Information provided

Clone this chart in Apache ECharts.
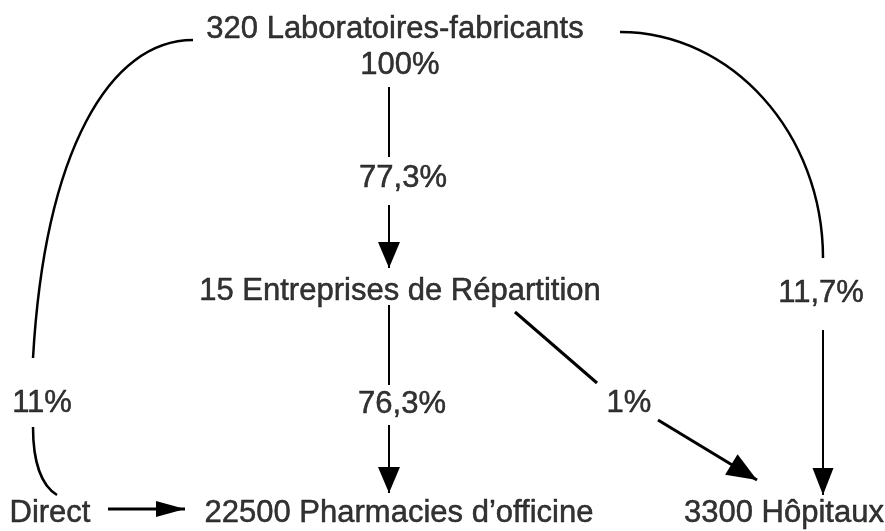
<!DOCTYPE html>
<html>
<head>
<meta charset="utf-8">
<script src="https://cdn.jsdelivr.net/npm/echarts@6/dist/echarts.min.js"></script>
<style>
  html, body { margin: 0; padding: 0; background: #ffffff; }
  #chart { width: 885px; height: 531px; }
</style>
</head>
<body>
<div id="chart"></div>
<script>
// ---------- content ----------
const nodeNames = [
  '320 Laboratoires-fabricants',
  '15 Entreprises de Répartition',
  '22500 Pharmacies d\u2019officine',
  '3300 Hôpitaux',
  'Direct'
];
const flowLabels = ['100%', '77,3%', '76,3%', '11,7%', '11%', '1%'];

// ---------- layout (diagram units = 885 x 531 canvas) ----------
const nodeX = [395, 400, 399, 784, 50];
const nodeY = [29, 291, 513, 513, 513];
const flowLabelX = [400, 403, 402, 821, 42, 629];
const flowLabelY = [65, 178, 404, 293, 403, 403];

// connector geometry: kind, points, arrow head [length, width], line width
const connectors = [
  { kind: 'line',  pts: [[389, 87], [389, 157]], head: null, lw: 2 },
  { kind: 'line',  pts: [[389, 205], [389, 268]], head: [26, 22], lw: 2 },
  { kind: 'line',  pts: [[389, 305], [389, 385]], head: null, lw: 2 },
  { kind: 'line',  pts: [[389, 425], [389, 493]], head: [26, 22], lw: 2 },
  { kind: 'curve', pts: [[620, 32], [732, 32], [823, 134], [823, 258]], head: null, lw: 2.5 },
  { kind: 'line',  pts: [[823, 330], [823, 495]], head: [27, 21], lw: 2 },
  { kind: 'line',  pts: [[515, 312], [597, 383]], head: null, lw: 3 },
  { kind: 'line',  pts: [[658, 420], [757, 480]], head: [30, 24], lw: 3 },
  { kind: 'curve', pts: [[193, 40], [110, 40], [45, 150], [33, 358]], head: null, lw: 2.5 },
  { kind: 'curve', pts: [[33, 427], [33, 463], [42, 486], [57, 495]], head: null, lw: 2.5 },
  { kind: 'line',  pts: [[108, 509], [185, 509]], head: [29, 16], lw: 3 }
];

const INK = '#000000';
const FONT = 'Liberation Sans, Arial, Helvetica, sans-serif';
const FS = 31;

const chart = echarts.init(document.getElementById('chart'), null, { renderer: 'canvas' });

function renderConnector(params, api) {
  const c = connectors[params.dataIndex];
  const p = c.pts.map(pt => api.coord(pt));
  const children = [];
  if (c.head) {
    const end = p[p.length - 1];
    const prev = p[p.length - 2];
    const dx = end[0] - prev[0], dy = end[1] - prev[1];
    const len = Math.sqrt(dx * dx + dy * dy);
    const ux = dx / len, uy = dy / len;
    const L = c.head[0], W = c.head[1] / 2;
    const bx = end[0] - ux * L, by = end[1] - uy * L;
    children.push({
      type: 'polygon',
      shape: { points: [end, [bx - uy * W, by + ux * W], [bx + uy * W, by - ux * W]] },
      style: { fill: INK }
    });
  }
  if (c.kind === 'line') {
    children.push({
      type: 'line',
      shape: { x1: p[0][0], y1: p[0][1], x2: p[1][0], y2: p[1][1] },
      style: { stroke: INK, lineWidth: c.lw, lineCap: 'butt' }
    });
  } else {
    children.push({
      type: 'bezierCurve',
      shape: {
        x1: p[0][0], y1: p[0][1],
        cpx1: p[1][0], cpy1: p[1][1],
        cpx2: p[2][0], cpy2: p[2][1],
        x2: p[3][0], y2: p[3][1]
      },
      style: { stroke: INK, lineWidth: c.lw, fill: null, lineCap: 'butt' }
    });
  }
  return { type: 'group', children: children };
}

const textStyle = {
  show: true,
  position: 'inside',
  color: INK,
  textBorderWidth: 0.5,
  textBorderColor: INK,
  textShadowBlur: 0,
  fontFamily: FONT,
  fontSize: FS,
  fontWeight: 'normal',
  formatter: p => p.name
};

const option = {
  backgroundColor: '#ffffff',
  animation: false,
  grid: { left: 0, right: 0, top: 0, bottom: 0 },
  xAxis: { type: 'value', min: 0, max: 885, show: false },
  yAxis: { type: 'value', min: 0, max: 531, inverse: true, show: false },
  series: [
    {
      type: 'custom',
      renderItem: renderConnector,
      clip: false,
      silent: true,
      data: connectors.map(() => [0, 0])
    },
    {
      type: 'scatter',
      symbolSize: 0,
      silent: true,
      label: textStyle,
      data: nodeNames.map((n, i) => ({ name: n, value: [nodeX[i], nodeY[i]] }))
    },
    {
      type: 'scatter',
      symbolSize: 0,
      silent: true,
      label: textStyle,
      data: flowLabels.map((n, i) => ({ name: n, value: [flowLabelX[i], flowLabelY[i]] }))
    }
  ]
};
chart.setOption(option);
</script>
</body>
</html>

Work instructions
Reproduce the listing above exactly, excluding all pictures.

Solved exercise
Clone this chart in Apache ECharts.
<!DOCTYPE html>
<html>
<head>
<meta charset="utf-8">
<script src="https://cdn.jsdelivr.net/npm/echarts@6/dist/echarts.min.js"></script>
<style>
  html, body { margin: 0; padding: 0; background: #ffffff; }
  #chart { width: 885px; height: 531px; }
</style>
</head>
<body>
<div id="chart"></div>
<script>
// ---------- content ----------
const nodeNames = [
  '320 Laboratoires-fabricants',
  '15 Entreprises de Répartition',
  '22500 Pharmacies d\u2019officine',
  '3300 Hôpitaux',
  'Direct'
];
const flowLabels = ['100%', '77,3%', '76,3%', '11,7%', '11%', '1%'];

// ---------- layout (diagram units = 885 x 531 canvas) ----------
const nodeX = [395, 400, 399, 784, 50];
const nodeY = [29, 291, 513, 513, 513];
const flowLabelX = [400, 403, 402, 821, 42, 629];
const flowLabelY = [65, 178, 404, 293, 403, 403];

// connector geometry: kind, points, arrow head [length, width], line width
const connectors = [
  { kind: 'line',  pts: [[389, 87], [389, 157]], head: null, lw: 2 },
  { kind: 'line',  pts: [[389, 205], [389, 268]], head: [26, 22], lw: 2 },
  { kind: 'line',  pts: [[389, 305], [389, 385]], head: null, lw: 2 },
  { kind: 'line',  pts: [[389, 425], [389, 493]], head: [26, 22], lw: 2 },
  { kind: 'curve', pts: [[620, 32], [732, 32], [823, 134], [823, 258]], head: null, lw: 2.5 },
  { kind: 'line',  pts: [[823, 330], [823, 495]], head: [27, 21], lw: 2 },
  { kind: 'line',  pts: [[515, 312], [597, 383]], head: null, lw: 3 },
  { kind: 'line',  pts: [[658, 420], [757, 480]], head: [30, 24], lw: 3 },
  { kind: 'curve', pts: [[193, 40], [110, 40], [45, 150], [33, 358]], head: null, lw: 2.5 },
  { kind: 'curve', pts: [[33, 427], [33, 463], [42, 486], [57, 495]], head: null, lw: 2.5 },
  { kind: 'line',  pts: [[108, 509], [185, 509]], head: [29, 16], lw: 3 }
];

const INK = '#000000';
const FONT = 'Liberation Sans, Arial, Helvetica, sans-serif';
const FS = 31;

const chart = echarts.init(document.getElementById('chart'), null, { renderer: 'canvas' });

function renderConnector(params, api) {
  const c = connectors[params.dataIndex];
  const p = c.pts.map(pt => api.coord(pt));
  const children = [];
  if (c.head) {
    const end = p[p.length - 1];
    const prev = p[p.length - 2];
    const dx = end[0] - prev[0], dy = end[1] - prev[1];
    const len = Math.sqrt(dx * dx + dy * dy);
    const ux = dx / len, uy = dy / len;
    const L = c.head[0], W = c.head[1] / 2;
    const bx = end[0] - ux * L, by = end[1] - uy * L;
    children.push({
      type: 'polygon',
      shape: { points: [end, [bx - uy * W, by + ux * W], [bx + uy * W, by - ux * W]] },
      style: { fill: INK }
    });
  }
  if (c.kind === 'line') {
    children.push({
      type: 'line',
      shape: { x1: p[0][0], y1: p[0][1], x2: p[1][0], y2: p[1][1] },
      style: { stroke: INK, lineWidth: c.lw, lineCap: 'butt' }
    });
  } else {
    children.push({
      type: 'bezierCurve',
      shape: {
        x1: p[0][0], y1: p[0][1],
        cpx1: p[1][0], cpy1: p[1][1],
        cpx2: p[2][0], cpy2: p[2][1],
        x2: p[3][0], y2: p[3][1]
      },
      style: { stroke: INK, lineWidth: c.lw, fill: null, lineCap: 'butt' }
    });
  }
  return { type: 'group', children: children };
}

const textStyle = {
  show: true,
  position: 'inside',
  color: INK,
  textBorderWidth: 0.5,
  textBorderColor: INK,
  textShadowBlur: 0,
  fontFamily: FONT,
  fontSize: FS,
  fontWeight: 'normal',
  formatter: p => p.name
};

const option = {
  backgroundColor: '#ffffff',
  animation: false,
  grid: { left: 0, right: 0, top: 0, bottom: 0 },
  xAxis: { type: 'value', min: 0, max: 885, show: false },
  yAxis: { type: 'value', min: 0, max: 531, inverse: true, show: false },
  series: [
    {
      type: 'custom',
      renderItem: renderConnector,
      clip: false,
      silent: true,
      data: connectors.map(() => [0, 0])
    },
    {
      type: 'scatter',
      symbolSize: 0,
      silent: true,
      label: textStyle,
      data: nodeNames.map((n, i) => ({ name: n, value: [nodeX[i], nodeY[i]] }))
    },
    {
      type: 'scatter',
      symbolSize: 0,
      silent: true,
      label: textStyle,
      data: flowLabels.map((n, i) => ({ name: n, value: [flowLabelX[i], flowLabelY[i]] }))
    }
  ]
};
chart.setOption(option);
</script>
</body>
</html>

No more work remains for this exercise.